Des partenaires internationaux
Les gouvernements français et américain devraient continuer d’assurer un soutien discret et limité aux armées malienne et mauritanienne, dit M. Weddady. « Une aide aérienne, des entraînements sérieux à grande échelle et des mécanismes logistiques et électroniques de recherche du renseignement doivent faire partie de l’aide internationale apportée ».
Le gouvernement américain s’est investi davantage ces dernières années par le biais d’AFRICOM, dont l’objectif est de déployer des troupes dans les points chauds, si nécessaire ; de former les unités de contre-insurrection et d’interception de la contrebande ; et de mettre en œuvre les objectifs de développement du ministère des Affaires étrangères ; son initiative anti-terroriste transsaharienne, visant à aider les gouvernements à mieux parer les menaces terroristes ; et, dans le cadre de l’opération Flintlock (mousquet), un exercice antiterroriste annuel pour préparer les armées à faire face aux menaces potentielles.
Certains se demandent si la menace terroriste représentée par AQMI était suffisamment grave pour justifier le financement et le déploiement de ces initiatives, ou si les Etats-Unis ont exagéré la gravité de la menace pour justifier une intervention plus importante au Sahel. Selon Daniel Volman, analyste spécialiste des questions de sécurité en Afrique, cet intérêt est lié à l’ouverture de nouveaux fronts dans la guerre mondiale contre le terrorisme et à l’obtention d’un accès aux ressources énergétiques de l’Afrique.
« Les Etats-Unis ne veulent pas avoir une présence militaire forte au Sahel, contrairement aux nombreuses rumeurs qui circulent dans la presse », a dit à IRIN un analyste, spécialiste du Sahel, qui a souhaité conserver l’anonymat.
Ne plus payer de rançons
Si les gouvernements occidentaux ne cessent pas de débourser d’importantes rançons pour sauver leurs ressortissants pris en otage, tout effort déployé en vue de réduire la portée d’AQMI sera marginalisé, dit M. Weddady. « Les ravisseurs sont régulièrement récompensés… les gouvernements ne doivent jamais négocier. En 2005, 10 à 15 personnes risquaient d’être tuées ; maintenant, les chiffres augmentent… C’est un dilemme moral, mais ces incidents ne devraient pas empêcher les gouvernements de conserver une vision globale de la situation ».

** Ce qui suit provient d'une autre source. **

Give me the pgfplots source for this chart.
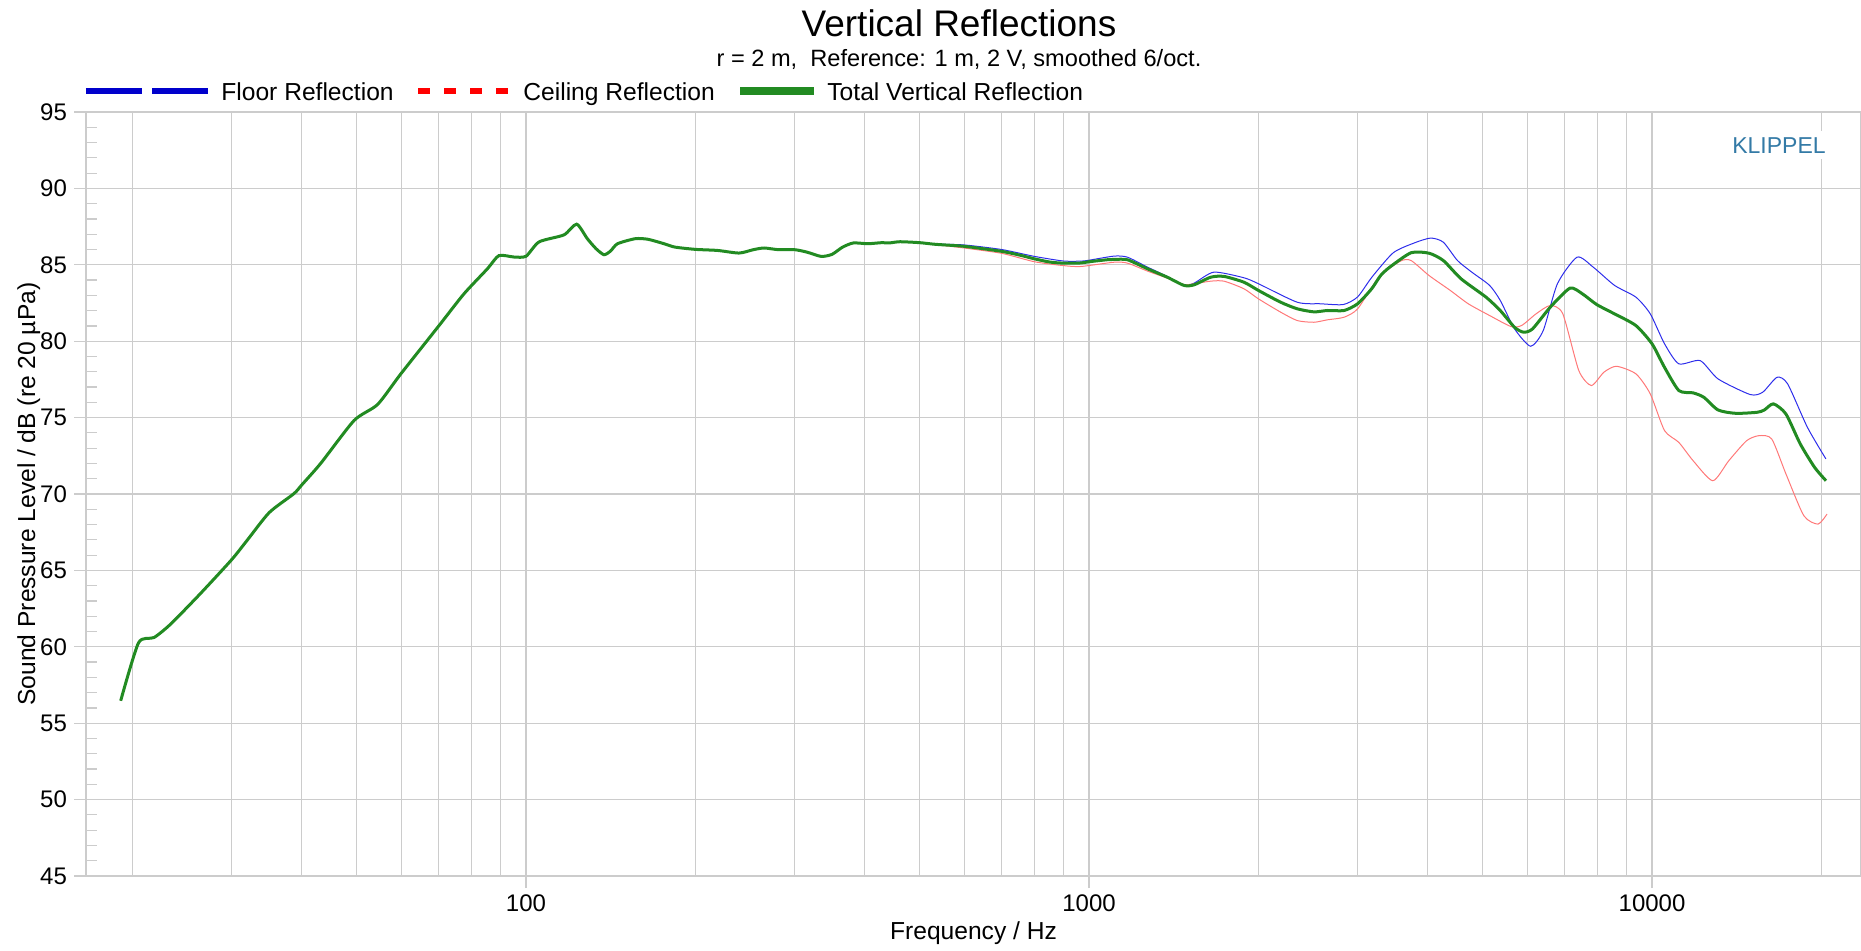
\documentclass[border=0pt]{standalone}
\usepackage{fontspec}
\setmainfont{Liberation Sans}
\usepackage{pgfplots}
\usepackage{pgfplotstable}
\pgfplotsset{compat=1.18}
\definecolor{gridgray}{RGB}{204,204,204}
\definecolor{floorblue}{RGB}{0,0,204}
\definecolor{floorline}{RGB}{45,45,235}
\definecolor{ceilred}{RGB}{255,0,0}
\definecolor{ceilline}{RGB}{255,120,120}
\definecolor{totgreen}{RGB}{34,139,34}
\definecolor{klippel}{RGB}{51,122,166}

\pgfplotstableread{
f db
19.06 56.47
20.5 60.26
21.85 60.61
23.4 61.5
26.4 63.48
30 65.7
32 66.99
35 68.79
38.7 70.02
40 70.61
43.2 72.01
49.5 74.81
54.5 75.86
59.9 77.85
70 81.0
77.6 83.1
85.4 84.74
89.5 85.6
95.2 85.51
100 85.56
105.5 86.5
116.8 86.96
123 87.66
128.5 86.71
133.2 86.05
137.6 85.66
141.3 85.9
145.4 86.38
156.4 86.71
164.7 86.67
175.9 86.38
183.8 86.16
200 86.01
218.9 85.94
239 85.77
253.4 85.99
264.8 86.1
280.7 85.99
300 85.99
315.5 85.83
334.4 85.55
349.4 85.68
365.2 86.16
381.5 86.43
404.6 86.38
428.7 86.45
441.6 86.43
461.3 86.51
500 86.45
533.9 86.34
600 86.21
700 85.88
758 85.61
800 85.39
852 85.18
900 85.11
967 85.12
1000 85.2
1076 85.33
1108 85.35
1170 85.33
1270 84.74
1377 84.19
1475 83.65
1537 83.69
1645 84.19
1737 84.24
1885 83.86
2000 83.32
2190 82.55
2344 82.12
2509 81.92
2651 82.01
2838 82.01
3000 82.45
3177 83.43
3296 84.3
3422 84.85
3733 85.79
4016 85.76
4259 85.28
4581 84.08
5073 82.88
5378 82.0
5703 80.9
5916 80.59
6136 80.81
6597 82.23
7149 83.47
7522 83.1
7977 82.4
8577 81.79
9357 81.03
10000 79.83
10520 78.3
11160 76.77
11830 76.62
12360 76.33
13100 75.5
14090 75.28
15380 75.35
15830 75.5
16430 75.9
17290 75.24
18340 73.27
19440 71.75
20370 70.87
}\totaltab

\pgfplotstableread{
f db
19.06 56.47
20.5 60.26
21.85 60.61
23.4 61.5
26.4 63.48
30 65.7
32 66.99
35 68.79
38.7 70.02
40 70.61
43.2 72.01
49.5 74.81
54.5 75.86
59.9 77.85
70 81.0
77.6 83.1
85.4 84.74
89.5 85.6
95.2 85.51
100 85.56
105.5 86.5
116.8 86.96
123 87.66
128.5 86.71
133.2 86.05
137.6 85.66
141.3 85.9
145.4 86.38
156.4 86.71
164.7 86.67
175.9 86.38
183.8 86.16
200 86.01
218.9 85.94
239 85.77
253.4 85.99
264.8 86.1
280.7 85.99
300 85.99
315.5 85.83
334.4 85.55
349.4 85.68
365.2 86.16
381.5 86.43
404.6 86.38
428.7 86.45
441.6 86.43
461.3 86.51
500 86.45
533.9 86.36
600 86.3
700 86.0
800 85.55
900 85.25
967 85.24
1000 85.3
1108 85.57
1170 85.5
1270 84.85
1377 84.24
1475 83.65
1537 83.8
1667 84.52
1885 84.15
2000 83.76
2344 82.55
2579 82.45
2829 82.4
3000 82.9
3180 84.19
3471 85.79
3788 86.44
4046 86.75
4259 86.48
4513 85.28
4785 84.52
5147 83.65
5377 82.66
5702 80.8
6087 79.67
6409 80.7
6792 83.76
7361 85.5
7861 84.85
8581 83.65
9365 82.88
9929 81.79
10525 79.83
11157 78.52
12176 78.73
13103 77.53
14939 76.51
15723 76.66
16675 77.64
17418 77.2
18877 74.37
20360 72.3
}\floortab

\pgfplotstableread{
f db
19.06 56.47
20.5 60.26
21.85 60.61
23.4 61.5
26.4 63.48
30 65.7
32 66.99
35 68.79
38.7 70.02
40 70.61
43.2 72.01
49.5 74.81
54.5 75.86
59.9 77.85
70 81.0
77.6 83.1
85.4 84.74
89.5 85.6
95.2 85.51
100 85.56
105.5 86.5
116.8 86.96
123 87.66
128.5 86.71
133.2 86.05
137.6 85.66
141.3 85.9
145.4 86.38
156.4 86.71
164.7 86.67
175.9 86.38
183.8 86.16
200 86.01
218.9 85.94
239 85.77
253.4 85.99
264.8 86.1
280.7 85.99
300 85.99
315.5 85.83
334.4 85.55
349.4 85.68
365.2 86.16
381.5 86.43
404.6 86.38
428.7 86.45
441.6 86.43
461.3 86.51
500 86.45
533.9 86.32
600 86.1
700 85.75
800 85.2
900 84.95
967 84.89
1108 85.17
1170 85.11
1270 84.59
1377 84.13
1475 83.71
1537 83.76
1645 83.93
1737 83.93
1885 83.43
2000 82.77
2190 81.9
2344 81.35
2509 81.24
2651 81.4
2838 81.57
3000 82.12
3273 84.19
3573 85.24
3733 85.28
4017 84.3
4383 83.32
4716 82.45
5147 81.68
5617 80.96
5868 81.03
6223 81.79
6597 82.34
6943 81.79
7413 78.08
7804 77.1
8213 77.97
8644 78.36
9365 77.86
9929 76.55
10525 74.15
11157 73.38
11830 72.18
12823 70.87
13689 72.18
14724 73.49
15497 73.82
16318 73.6
17295 71.31
18606 68.58
19724 68.03
20457 68.69
}\ceiltab

\begin{document}
\begin{tikzpicture}
\begin{axis}[
  scale only axis, width=887.5pt, height=382pt,
  at={(0pt,0pt)}, anchor=south west,
  xmode=log, xmin=16.54, xmax=23508, ymin=45, ymax=95,
  xtick={100,1000,10000}, xticklabels={100,1000,10000},
  minor xtick={20,30,40,50,60,70,80,90,200,300,400,500,600,700,800,900,2000,3000,4000,5000,6000,7000,8000,9000,20000},
  ytick={45,50,...,95},
  xmajorgrids, xminorgrids, ymajorgrids,
  major grid style={gridgray, line width=0.6pt},
  minor grid style={gridgray, line width=0.5pt},
  axis line style={gridgray, line width=1.2pt},
  tick align=outside, major tick length=6pt, minor tick length=0pt,
  tick style={gridgray, line width=0.6pt},
  xtick pos=bottom, ytick pos=left,
  /pgf/number format/assume math mode=true,
  ticklabel style={font=\fontsize{12}{14}\selectfont, text=black},
  xlabel={Frequency / Hz},
  ylabel={Sound Pressure Level / dB (re 20 µPa)},
  label style={font=\fontsize{12.3}{14}\selectfont},
  xlabel style={at={([yshift=-31.9pt]rel axis cs:0.5,0)}, anchor=base},
  ylabel style={at={([xshift=-25.5pt]rel axis cs:0,0.5)}, anchor=base},
  clip=true,
]
\addplot[floorline, line width=0.5pt, smooth, tension=0.4] table[x=f, y=db] {\floortab};
\addplot[ceilline, line width=0.5pt, smooth, tension=0.4] table[x=f, y=db] {\ceiltab};
\addplot[totgreen, line width=1.5pt, smooth, tension=0.4] table[x=f, y=db] {\totaltab};
\end{axis}
% minor y ticks (inside)
\foreach \k in {0,...,9}{\foreach \j in {1,...,4}{
  \draw[gridgray, line width=0.6pt] (0pt,{(5*\k+\j)*7.64pt}) -- ++(5.5pt,0pt);
}}
% title and subtitle
\node[anchor=base, font=\fontsize{18.5}{22}\selectfont] at (436.5pt,419.6pt) {Vertical Reflections};
\node[anchor=base, font=\fontsize{11.8}{14}\selectfont] at (436.5pt,404.6pt) {r = 2 m,\ \ Reference: 1 m, 2 V, smoothed 6/oct.};
% legend
\draw[floorblue, line width=3pt, dash pattern=on 28pt off 5pt] (0pt,392.75pt) -- (61pt,392.75pt);
\node[anchor=base west, inner sep=0pt, font=\fontsize{12.3}{14}\selectfont] at (67.5pt,388pt) {Floor Reflection};
\draw[ceilred, line width=3pt, dash pattern=on 6pt off 7pt] (166.1pt,392.75pt) -- (212.5pt,392.75pt);
\node[anchor=base west, inner sep=0pt, font=\fontsize{12.3}{14}\selectfont] at (218.5pt,388pt) {Ceiling Reflection};
\draw[totgreen, line width=4pt] (327.2pt,392.75pt) -- (364pt,392.75pt);
\node[anchor=base west, inner sep=0pt, font=\fontsize{12.3}{14}\selectfont] at (370.5pt,388pt) {Total Vertical Reflection};
% watermark
\node[anchor=base, fill=white, inner xsep=1pt, inner ysep=3pt, text=klippel, font=\fontsize{11.5}{13}\selectfont] at (846.5pt,361.5pt) {KLIPPEL};
\pgfresetboundingbox
\useasboundingbox (-43pt,-37pt) rectangle (887.5pt,438pt);
\end{tikzpicture}
\end{document}
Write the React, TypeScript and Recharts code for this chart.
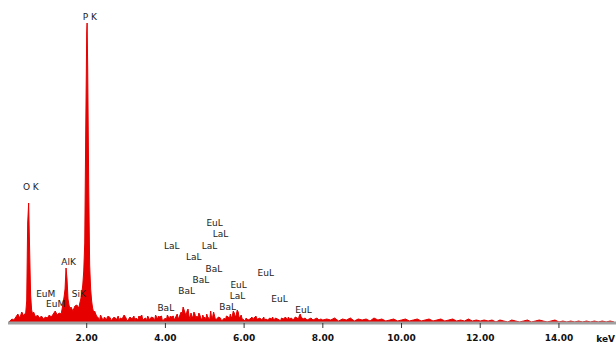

M. Barrett n’a pas pris position au sujet du paiement des rançons, mais il a dit à IRIN : « Nous pouvons en faire plus pour sensibiliser les gens aux conséquences négatives des paiements versés à ces groupes… le Conseil de sécurité peut discuter de ces questions avec les Etats-membres pour savoir où se trouve le consensus ».
Si elle n’est pas contenue à l’échelle régionale, la menace AQMI pourrait s’étendre, a-t-il prévenu. « Il est possible qu’ils recrutent au Niger et s’associent à Boko Haram [groupe islamiste militant nigérian] au Nigeria… AQMI risque également de passer au Sénégal, au Burkina Faso et en Guinée-Bissau s’ils se trouvent en difficulté dans le nord ».
IRIN n’a pu s’entretenir avec aucun représentant des ministères mauritaniens et maliens de l’Intérieur, de la Défense ou de l’Information.